== Stated goal ==
Below is a listing; write it out exactly and drop any images from it.

** start **

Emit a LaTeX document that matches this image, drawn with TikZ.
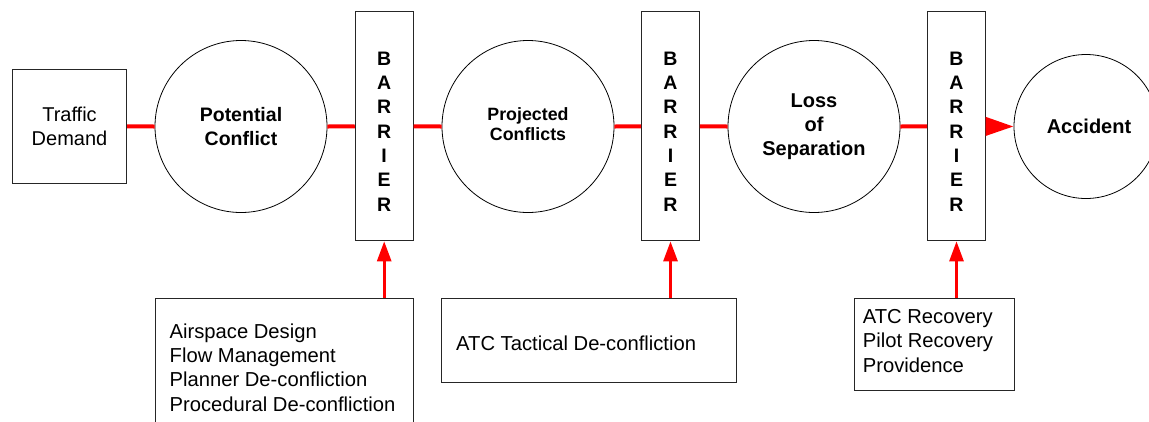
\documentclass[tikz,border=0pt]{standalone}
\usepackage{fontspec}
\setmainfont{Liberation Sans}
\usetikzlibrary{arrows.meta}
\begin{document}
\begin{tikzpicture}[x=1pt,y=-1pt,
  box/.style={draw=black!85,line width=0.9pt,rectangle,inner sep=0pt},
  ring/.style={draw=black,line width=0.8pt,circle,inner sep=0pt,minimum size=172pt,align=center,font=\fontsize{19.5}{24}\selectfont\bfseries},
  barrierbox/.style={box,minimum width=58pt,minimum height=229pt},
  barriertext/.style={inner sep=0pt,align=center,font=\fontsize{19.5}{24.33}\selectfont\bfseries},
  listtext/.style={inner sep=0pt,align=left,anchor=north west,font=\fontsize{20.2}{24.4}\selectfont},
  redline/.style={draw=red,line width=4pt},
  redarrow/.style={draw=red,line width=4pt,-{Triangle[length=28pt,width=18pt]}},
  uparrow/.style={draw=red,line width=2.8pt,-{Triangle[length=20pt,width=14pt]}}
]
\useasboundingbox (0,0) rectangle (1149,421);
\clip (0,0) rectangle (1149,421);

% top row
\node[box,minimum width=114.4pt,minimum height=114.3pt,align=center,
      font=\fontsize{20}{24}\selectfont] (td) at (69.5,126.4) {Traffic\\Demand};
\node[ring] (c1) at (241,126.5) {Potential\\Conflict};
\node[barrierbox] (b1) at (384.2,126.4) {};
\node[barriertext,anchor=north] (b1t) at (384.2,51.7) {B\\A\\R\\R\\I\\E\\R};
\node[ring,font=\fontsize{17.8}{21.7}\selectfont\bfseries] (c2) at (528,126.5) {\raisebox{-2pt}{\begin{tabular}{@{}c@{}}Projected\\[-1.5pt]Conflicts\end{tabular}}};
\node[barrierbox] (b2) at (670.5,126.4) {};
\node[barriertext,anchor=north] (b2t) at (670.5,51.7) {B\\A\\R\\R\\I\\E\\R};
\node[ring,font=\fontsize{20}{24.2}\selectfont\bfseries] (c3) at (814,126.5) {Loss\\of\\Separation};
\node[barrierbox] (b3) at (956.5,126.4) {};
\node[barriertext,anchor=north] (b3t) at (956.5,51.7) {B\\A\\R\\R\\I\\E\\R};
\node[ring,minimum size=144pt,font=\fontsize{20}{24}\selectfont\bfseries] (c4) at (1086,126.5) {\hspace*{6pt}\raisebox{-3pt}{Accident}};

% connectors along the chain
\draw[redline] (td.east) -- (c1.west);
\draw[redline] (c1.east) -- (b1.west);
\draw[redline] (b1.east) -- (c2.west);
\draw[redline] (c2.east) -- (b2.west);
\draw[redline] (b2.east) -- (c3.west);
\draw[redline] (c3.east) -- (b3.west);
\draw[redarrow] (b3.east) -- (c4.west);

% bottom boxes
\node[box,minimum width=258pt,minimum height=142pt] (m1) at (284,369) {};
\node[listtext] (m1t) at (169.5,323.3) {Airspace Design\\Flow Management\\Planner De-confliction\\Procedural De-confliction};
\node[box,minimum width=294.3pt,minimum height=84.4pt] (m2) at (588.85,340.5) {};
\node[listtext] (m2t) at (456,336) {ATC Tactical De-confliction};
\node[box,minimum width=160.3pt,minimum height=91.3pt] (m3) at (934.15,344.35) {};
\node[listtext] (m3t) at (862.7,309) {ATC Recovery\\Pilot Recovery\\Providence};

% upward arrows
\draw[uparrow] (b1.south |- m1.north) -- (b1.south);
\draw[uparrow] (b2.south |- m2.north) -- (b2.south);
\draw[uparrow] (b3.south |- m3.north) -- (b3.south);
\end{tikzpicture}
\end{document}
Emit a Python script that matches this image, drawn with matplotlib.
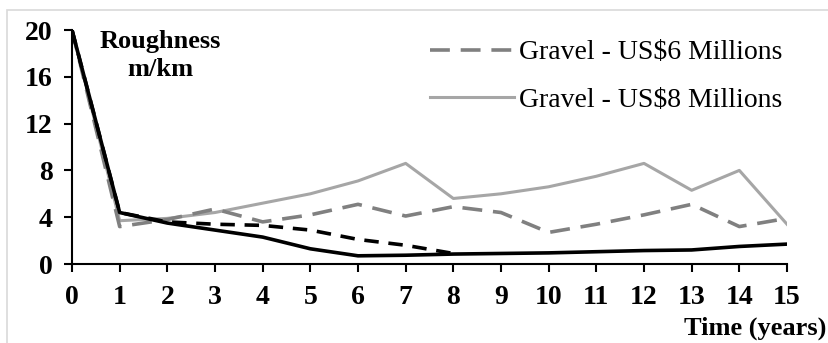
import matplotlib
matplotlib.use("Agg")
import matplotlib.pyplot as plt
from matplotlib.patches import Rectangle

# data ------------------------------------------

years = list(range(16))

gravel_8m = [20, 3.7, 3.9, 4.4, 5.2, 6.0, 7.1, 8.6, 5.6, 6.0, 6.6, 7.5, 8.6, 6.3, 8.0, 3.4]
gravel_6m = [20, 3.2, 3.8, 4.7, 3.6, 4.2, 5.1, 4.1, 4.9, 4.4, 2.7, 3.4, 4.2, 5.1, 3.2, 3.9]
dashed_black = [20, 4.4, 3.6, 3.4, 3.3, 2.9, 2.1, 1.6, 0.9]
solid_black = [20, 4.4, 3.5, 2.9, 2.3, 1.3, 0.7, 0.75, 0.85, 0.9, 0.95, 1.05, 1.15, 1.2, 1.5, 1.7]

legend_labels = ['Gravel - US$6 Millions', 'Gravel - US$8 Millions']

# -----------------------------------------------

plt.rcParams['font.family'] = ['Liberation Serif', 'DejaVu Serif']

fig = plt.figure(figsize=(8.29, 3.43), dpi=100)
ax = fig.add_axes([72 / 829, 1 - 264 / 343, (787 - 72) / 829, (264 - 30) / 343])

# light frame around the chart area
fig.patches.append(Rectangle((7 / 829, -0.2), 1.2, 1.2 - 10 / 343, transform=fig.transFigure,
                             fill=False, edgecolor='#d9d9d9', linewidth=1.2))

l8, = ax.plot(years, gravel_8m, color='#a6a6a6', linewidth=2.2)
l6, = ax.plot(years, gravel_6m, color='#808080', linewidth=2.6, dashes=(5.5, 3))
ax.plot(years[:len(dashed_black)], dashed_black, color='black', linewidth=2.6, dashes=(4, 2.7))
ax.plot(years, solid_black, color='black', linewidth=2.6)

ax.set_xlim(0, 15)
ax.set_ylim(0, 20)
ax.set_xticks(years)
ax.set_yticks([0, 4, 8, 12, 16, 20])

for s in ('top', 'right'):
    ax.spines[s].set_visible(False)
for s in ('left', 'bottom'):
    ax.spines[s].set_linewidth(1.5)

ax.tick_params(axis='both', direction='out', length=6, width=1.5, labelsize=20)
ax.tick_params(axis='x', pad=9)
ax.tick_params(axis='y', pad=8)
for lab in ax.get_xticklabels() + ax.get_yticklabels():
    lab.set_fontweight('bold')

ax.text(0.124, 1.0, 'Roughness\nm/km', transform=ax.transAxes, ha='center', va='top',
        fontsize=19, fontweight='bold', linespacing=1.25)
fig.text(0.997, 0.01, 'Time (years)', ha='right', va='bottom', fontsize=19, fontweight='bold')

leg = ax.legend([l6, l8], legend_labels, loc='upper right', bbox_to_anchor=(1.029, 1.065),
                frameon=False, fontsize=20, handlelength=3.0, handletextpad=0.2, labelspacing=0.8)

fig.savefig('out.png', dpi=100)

** end **

== Reply to the task ==
Emit a LaTeX document that matches this image, drawn with TikZ.
\documentclass[tikz,border=0pt]{standalone}
\usepackage{fontspec}
\setmainfont{Liberation Sans}
\usetikzlibrary{arrows.meta}
\begin{document}
\begin{tikzpicture}[x=1pt,y=-1pt,
  box/.style={draw=black!85,line width=0.9pt,rectangle,inner sep=0pt},
  ring/.style={draw=black,line width=0.8pt,circle,inner sep=0pt,minimum size=172pt,align=center,font=\fontsize{19.5}{24}\selectfont\bfseries},
  barrierbox/.style={box,minimum width=58pt,minimum height=229pt},
  barriertext/.style={inner sep=0pt,align=center,font=\fontsize{19.5}{24.33}\selectfont\bfseries},
  listtext/.style={inner sep=0pt,align=left,anchor=north west,font=\fontsize{20.2}{24.4}\selectfont},
  redline/.style={draw=red,line width=4pt},
  redarrow/.style={draw=red,line width=4pt,-{Triangle[length=28pt,width=18pt]}},
  uparrow/.style={draw=red,line width=2.8pt,-{Triangle[length=20pt,width=14pt]}}
]
\useasboundingbox (0,0) rectangle (1149,421);
\clip (0,0) rectangle (1149,421);

% top row
\node[box,minimum width=114.4pt,minimum height=114.3pt,align=center,
      font=\fontsize{20}{24}\selectfont] (td) at (69.5,126.4) {Traffic\\Demand};
\node[ring] (c1) at (241,126.5) {Potential\\Conflict};
\node[barrierbox] (b1) at (384.2,126.4) {};
\node[barriertext,anchor=north] (b1t) at (384.2,51.7) {B\\A\\R\\R\\I\\E\\R};
\node[ring,font=\fontsize{17.8}{21.7}\selectfont\bfseries] (c2) at (528,126.5) {\raisebox{-2pt}{\begin{tabular}{@{}c@{}}Projected\\[-1.5pt]Conflicts\end{tabular}}};
\node[barrierbox] (b2) at (670.5,126.4) {};
\node[barriertext,anchor=north] (b2t) at (670.5,51.7) {B\\A\\R\\R\\I\\E\\R};
\node[ring,font=\fontsize{20}{24.2}\selectfont\bfseries] (c3) at (814,126.5) {Loss\\of\\Separation};
\node[barrierbox] (b3) at (956.5,126.4) {};
\node[barriertext,anchor=north] (b3t) at (956.5,51.7) {B\\A\\R\\R\\I\\E\\R};
\node[ring,minimum size=144pt,font=\fontsize{20}{24}\selectfont\bfseries] (c4) at (1086,126.5) {\hspace*{6pt}\raisebox{-3pt}{Accident}};

% connectors along the chain
\draw[redline] (td.east) -- (c1.west);
\draw[redline] (c1.east) -- (b1.west);
\draw[redline] (b1.east) -- (c2.west);
\draw[redline] (c2.east) -- (b2.west);
\draw[redline] (b2.east) -- (c3.west);
\draw[redline] (c3.east) -- (b3.west);
\draw[redarrow] (b3.east) -- (c4.west);

% bottom boxes
\node[box,minimum width=258pt,minimum height=142pt] (m1) at (284,369) {};
\node[listtext] (m1t) at (169.5,323.3) {Airspace Design\\Flow Management\\Planner De-confliction\\Procedural De-confliction};
\node[box,minimum width=294.3pt,minimum height=84.4pt] (m2) at (588.85,340.5) {};
\node[listtext] (m2t) at (456,336) {ATC Tactical De-confliction};
\node[box,minimum width=160.3pt,minimum height=91.3pt] (m3) at (934.15,344.35) {};
\node[listtext] (m3t) at (862.7,309) {ATC Recovery\\Pilot Recovery\\Providence};

% upward arrows
\draw[uparrow] (b1.south |- m1.north) -- (b1.south);
\draw[uparrow] (b2.south |- m2.north) -- (b2.south);
\draw[uparrow] (b3.south |- m3.north) -- (b3.south);
\end{tikzpicture}
\end{document}
Emit a Python script that matches this image, drawn with matplotlib.
import matplotlib
matplotlib.use("Agg")
import matplotlib.pyplot as plt
from matplotlib.patches import Rectangle

# data ------------------------------------------

years = list(range(16))

gravel_8m = [20, 3.7, 3.9, 4.4, 5.2, 6.0, 7.1, 8.6, 5.6, 6.0, 6.6, 7.5, 8.6, 6.3, 8.0, 3.4]
gravel_6m = [20, 3.2, 3.8, 4.7, 3.6, 4.2, 5.1, 4.1, 4.9, 4.4, 2.7, 3.4, 4.2, 5.1, 3.2, 3.9]
dashed_black = [20, 4.4, 3.6, 3.4, 3.3, 2.9, 2.1, 1.6, 0.9]
solid_black = [20, 4.4, 3.5, 2.9, 2.3, 1.3, 0.7, 0.75, 0.85, 0.9, 0.95, 1.05, 1.15, 1.2, 1.5, 1.7]

legend_labels = ['Gravel - US$6 Millions', 'Gravel - US$8 Millions']

# -----------------------------------------------

plt.rcParams['font.family'] = ['Liberation Serif', 'DejaVu Serif']

fig = plt.figure(figsize=(8.29, 3.43), dpi=100)
ax = fig.add_axes([72 / 829, 1 - 264 / 343, (787 - 72) / 829, (264 - 30) / 343])

# light frame around the chart area
fig.patches.append(Rectangle((7 / 829, -0.2), 1.2, 1.2 - 10 / 343, transform=fig.transFigure,
                             fill=False, edgecolor='#d9d9d9', linewidth=1.2))

l8, = ax.plot(years, gravel_8m, color='#a6a6a6', linewidth=2.2)
l6, = ax.plot(years, gravel_6m, color='#808080', linewidth=2.6, dashes=(5.5, 3))
ax.plot(years[:len(dashed_black)], dashed_black, color='black', linewidth=2.6, dashes=(4, 2.7))
ax.plot(years, solid_black, color='black', linewidth=2.6)

ax.set_xlim(0, 15)
ax.set_ylim(0, 20)
ax.set_xticks(years)
ax.set_yticks([0, 4, 8, 12, 16, 20])

for s in ('top', 'right'):
    ax.spines[s].set_visible(False)
for s in ('left', 'bottom'):
    ax.spines[s].set_linewidth(1.5)

ax.tick_params(axis='both', direction='out', length=6, width=1.5, labelsize=20)
ax.tick_params(axis='x', pad=9)
ax.tick_params(axis='y', pad=8)
for lab in ax.get_xticklabels() + ax.get_yticklabels():
    lab.set_fontweight('bold')

ax.text(0.124, 1.0, 'Roughness\nm/km', transform=ax.transAxes, ha='center', va='top',
        fontsize=19, fontweight='bold', linespacing=1.25)
fig.text(0.997, 0.01, 'Time (years)', ha='right', va='bottom', fontsize=19, fontweight='bold')

leg = ax.legend([l6, l8], legend_labels, loc='upper right', bbox_to_anchor=(1.029, 1.065),
                frameon=False, fontsize=20, handlelength=3.0, handletextpad=0.2, labelspacing=0.8)

fig.savefig('out.png', dpi=100)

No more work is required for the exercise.